### What to work on
Using the data below, copy each line that includes the word "this".

### Data section
** BEGIN **

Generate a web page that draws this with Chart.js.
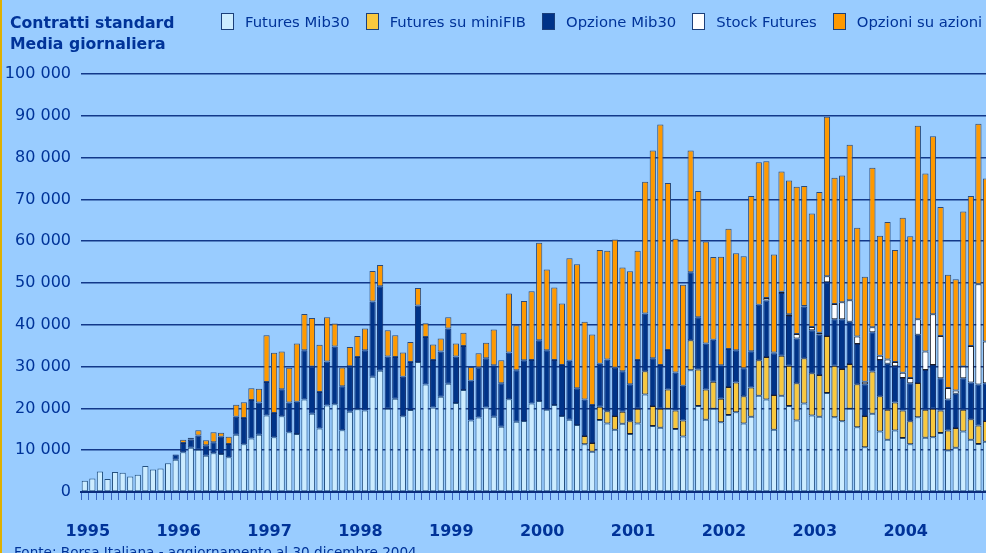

** END **
** BEGIN **

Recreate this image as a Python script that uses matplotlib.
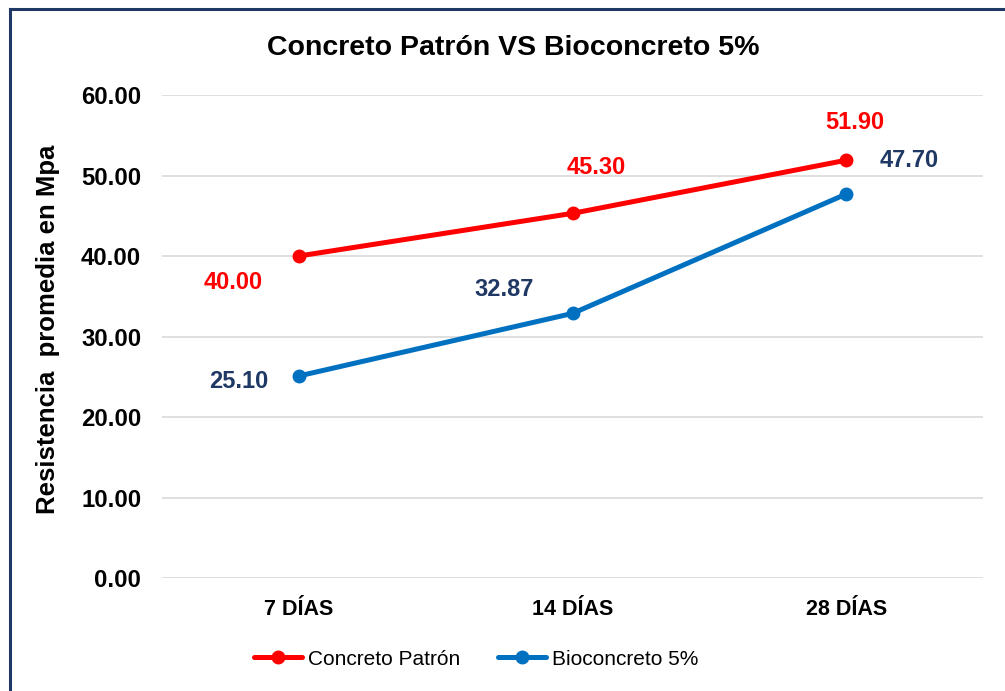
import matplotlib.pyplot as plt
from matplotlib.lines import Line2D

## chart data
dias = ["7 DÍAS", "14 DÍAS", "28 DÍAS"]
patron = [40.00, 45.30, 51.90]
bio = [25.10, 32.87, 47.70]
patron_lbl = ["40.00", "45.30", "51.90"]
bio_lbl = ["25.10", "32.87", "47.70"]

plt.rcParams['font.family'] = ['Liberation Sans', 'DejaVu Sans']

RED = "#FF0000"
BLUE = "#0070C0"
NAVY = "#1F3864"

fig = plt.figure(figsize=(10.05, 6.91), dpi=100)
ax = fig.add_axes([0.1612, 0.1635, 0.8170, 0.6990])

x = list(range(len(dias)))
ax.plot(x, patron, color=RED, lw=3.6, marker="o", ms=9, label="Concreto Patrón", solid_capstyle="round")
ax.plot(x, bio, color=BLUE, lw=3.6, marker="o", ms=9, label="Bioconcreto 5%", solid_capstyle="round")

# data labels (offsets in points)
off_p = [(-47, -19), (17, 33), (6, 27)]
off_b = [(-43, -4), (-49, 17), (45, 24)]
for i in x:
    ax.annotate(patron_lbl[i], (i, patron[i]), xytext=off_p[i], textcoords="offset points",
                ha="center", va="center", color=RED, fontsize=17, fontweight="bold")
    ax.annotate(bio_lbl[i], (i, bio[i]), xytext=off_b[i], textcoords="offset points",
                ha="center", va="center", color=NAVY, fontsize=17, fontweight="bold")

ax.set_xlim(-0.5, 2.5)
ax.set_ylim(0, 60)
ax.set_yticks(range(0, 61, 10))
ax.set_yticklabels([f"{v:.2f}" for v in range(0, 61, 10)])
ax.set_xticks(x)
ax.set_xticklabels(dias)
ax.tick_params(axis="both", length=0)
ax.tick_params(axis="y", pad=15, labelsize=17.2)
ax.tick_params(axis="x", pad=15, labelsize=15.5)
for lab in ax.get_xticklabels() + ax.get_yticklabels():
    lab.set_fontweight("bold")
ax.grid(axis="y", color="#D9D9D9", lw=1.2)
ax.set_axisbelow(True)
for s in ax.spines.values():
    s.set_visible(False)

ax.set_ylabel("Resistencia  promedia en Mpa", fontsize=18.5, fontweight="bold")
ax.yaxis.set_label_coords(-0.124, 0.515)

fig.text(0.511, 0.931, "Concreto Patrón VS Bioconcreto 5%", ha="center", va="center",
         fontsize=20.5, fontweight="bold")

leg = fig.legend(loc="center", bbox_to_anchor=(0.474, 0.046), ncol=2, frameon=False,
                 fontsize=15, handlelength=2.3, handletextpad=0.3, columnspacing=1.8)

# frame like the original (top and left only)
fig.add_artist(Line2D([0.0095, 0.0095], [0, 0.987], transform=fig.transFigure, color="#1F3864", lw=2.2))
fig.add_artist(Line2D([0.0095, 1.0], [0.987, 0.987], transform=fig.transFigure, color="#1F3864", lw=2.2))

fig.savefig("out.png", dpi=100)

** END **

### Answer for the task
Generate a web page that draws this with Chart.js.
Recreate this image as a Python script that uses matplotlib.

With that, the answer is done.